I grieve for the many immigrants, Muslims, African Americans, and other marginalized people who are afraid of what is going to happen to them. I grieve for all the expressions of hatred toward these people already in the wake of the election. I grieve for my granddaughter’s friend who is worried that his Mexican father is going to be taken away.

I grieve that someone who openly brags about committing sexual assault can be elected president.

I grieve because whether he intended it or not, whether he denounces it or not, Donald Trump has emboldened white supremacists like the KKK and given renewed permission to some white people to express their racism openly and proudly. This is so not okay!

I could go on, but I have to get past all this anger. I won’t be participating in any “not my president” protests. Instead, I have to figure out how to channel my disappointment, anger, sadness, disillusionment, and grief into positive action. I have to find hope in things like the graciousness with which Hillary conceded defeat and President Obama welcomed the president-elect to the White House to begin a peaceful transition of power, and the more conciliatory tone Trump seems to be striking at the moment.

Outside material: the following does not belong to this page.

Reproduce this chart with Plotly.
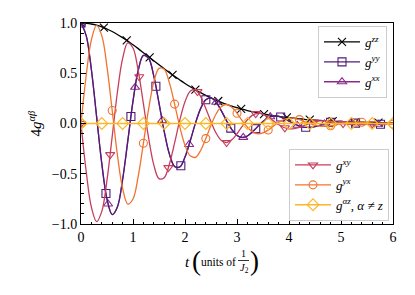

I have a magnet in my kitchen that says, “Be the change you wish to see in the world.” To do that, I have to help heal the wounds and be a reconciling force in the world; I have to be kind, empathetic, compassionate, generous, civil, understanding, forgiving; I have to listen to those who disagree with me and see things very differently. I want to echo Hillary’s scriptural admonition to her supporters in her concession speech: “Let us not become weary in doing good, for at the proper time we will reap a harvest if we do not give up” (Galatians 6:9). I’m not completely there yet, but I want to get there.